### What you are asked to do
Tally the lines that contain "this" and report the total alone.

### Raw records
***

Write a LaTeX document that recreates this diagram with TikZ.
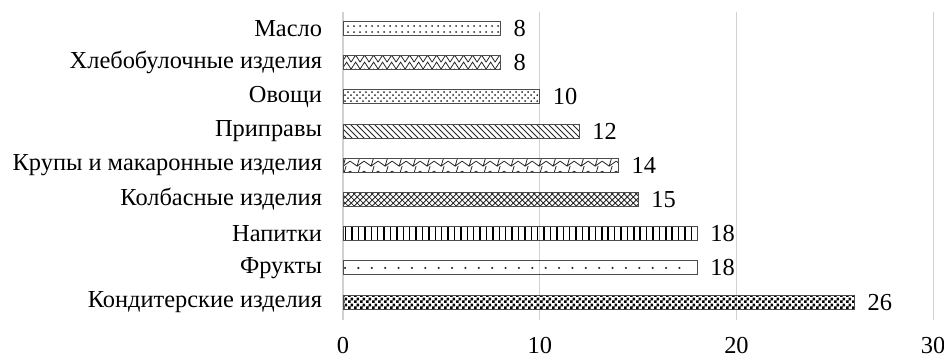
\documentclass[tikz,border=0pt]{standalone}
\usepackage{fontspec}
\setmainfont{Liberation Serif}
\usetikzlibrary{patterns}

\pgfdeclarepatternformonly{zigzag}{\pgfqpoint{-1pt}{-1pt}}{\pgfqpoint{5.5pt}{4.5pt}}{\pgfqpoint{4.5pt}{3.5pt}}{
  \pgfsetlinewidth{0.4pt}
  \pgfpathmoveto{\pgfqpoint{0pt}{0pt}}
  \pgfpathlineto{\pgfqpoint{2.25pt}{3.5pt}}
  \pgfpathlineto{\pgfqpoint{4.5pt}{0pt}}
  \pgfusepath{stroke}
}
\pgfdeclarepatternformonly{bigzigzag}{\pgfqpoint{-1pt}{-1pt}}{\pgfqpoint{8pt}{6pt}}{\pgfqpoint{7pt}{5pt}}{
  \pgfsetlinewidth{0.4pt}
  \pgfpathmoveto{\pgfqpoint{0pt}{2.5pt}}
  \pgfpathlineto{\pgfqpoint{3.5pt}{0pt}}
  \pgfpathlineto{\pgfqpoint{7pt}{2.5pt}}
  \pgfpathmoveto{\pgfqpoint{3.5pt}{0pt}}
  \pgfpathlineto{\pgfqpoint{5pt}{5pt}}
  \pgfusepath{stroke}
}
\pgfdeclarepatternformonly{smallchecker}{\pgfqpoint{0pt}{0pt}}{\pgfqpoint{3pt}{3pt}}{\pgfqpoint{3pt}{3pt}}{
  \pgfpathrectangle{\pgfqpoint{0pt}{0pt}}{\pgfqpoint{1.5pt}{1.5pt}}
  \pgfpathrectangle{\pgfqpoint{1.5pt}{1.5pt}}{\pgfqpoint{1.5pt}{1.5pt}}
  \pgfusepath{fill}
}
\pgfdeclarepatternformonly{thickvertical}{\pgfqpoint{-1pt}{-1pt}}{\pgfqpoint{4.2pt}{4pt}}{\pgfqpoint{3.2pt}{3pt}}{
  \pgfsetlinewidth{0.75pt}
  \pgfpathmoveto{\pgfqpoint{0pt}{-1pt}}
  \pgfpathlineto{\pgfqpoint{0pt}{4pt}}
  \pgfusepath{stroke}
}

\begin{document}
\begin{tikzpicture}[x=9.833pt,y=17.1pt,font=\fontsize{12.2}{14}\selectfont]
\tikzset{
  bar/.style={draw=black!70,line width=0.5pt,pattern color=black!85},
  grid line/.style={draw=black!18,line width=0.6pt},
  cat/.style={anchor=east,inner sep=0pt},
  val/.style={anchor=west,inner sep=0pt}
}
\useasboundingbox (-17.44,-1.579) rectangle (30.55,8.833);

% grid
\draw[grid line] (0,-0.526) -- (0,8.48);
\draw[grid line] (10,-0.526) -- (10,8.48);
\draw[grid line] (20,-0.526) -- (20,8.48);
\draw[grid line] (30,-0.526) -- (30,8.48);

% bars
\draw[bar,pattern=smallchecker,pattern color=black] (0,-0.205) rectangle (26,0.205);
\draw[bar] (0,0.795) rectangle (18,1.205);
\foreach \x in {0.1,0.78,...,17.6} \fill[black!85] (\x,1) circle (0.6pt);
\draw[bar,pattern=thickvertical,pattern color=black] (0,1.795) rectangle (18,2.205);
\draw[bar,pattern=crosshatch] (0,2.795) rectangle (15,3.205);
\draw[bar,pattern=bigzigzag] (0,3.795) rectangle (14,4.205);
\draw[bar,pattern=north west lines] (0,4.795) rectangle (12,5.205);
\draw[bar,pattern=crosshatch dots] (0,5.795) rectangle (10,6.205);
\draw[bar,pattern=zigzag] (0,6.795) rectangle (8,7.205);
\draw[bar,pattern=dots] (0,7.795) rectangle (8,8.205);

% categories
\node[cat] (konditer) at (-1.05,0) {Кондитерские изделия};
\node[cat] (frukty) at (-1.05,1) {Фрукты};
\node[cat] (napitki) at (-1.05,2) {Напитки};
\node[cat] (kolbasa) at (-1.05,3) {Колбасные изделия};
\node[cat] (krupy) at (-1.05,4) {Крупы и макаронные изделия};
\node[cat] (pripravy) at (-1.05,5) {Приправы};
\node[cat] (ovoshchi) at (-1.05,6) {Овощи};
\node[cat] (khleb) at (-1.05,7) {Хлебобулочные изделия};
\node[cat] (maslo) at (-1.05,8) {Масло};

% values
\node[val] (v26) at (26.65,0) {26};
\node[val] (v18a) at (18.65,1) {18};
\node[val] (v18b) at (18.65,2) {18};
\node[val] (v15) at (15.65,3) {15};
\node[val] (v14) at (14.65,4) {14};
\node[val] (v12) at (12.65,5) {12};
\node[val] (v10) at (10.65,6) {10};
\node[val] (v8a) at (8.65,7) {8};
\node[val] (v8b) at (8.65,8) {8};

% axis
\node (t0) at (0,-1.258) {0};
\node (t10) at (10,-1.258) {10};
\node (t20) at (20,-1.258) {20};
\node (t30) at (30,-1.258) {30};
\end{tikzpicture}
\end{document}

***

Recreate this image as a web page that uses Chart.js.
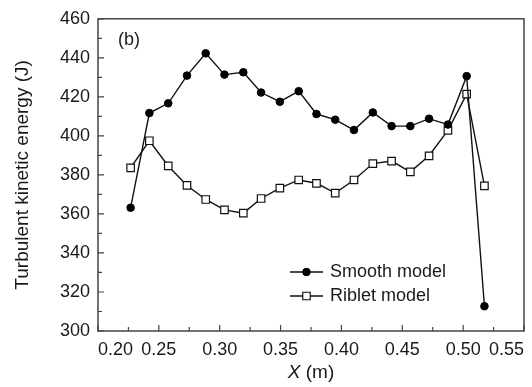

***

### Exercise response
2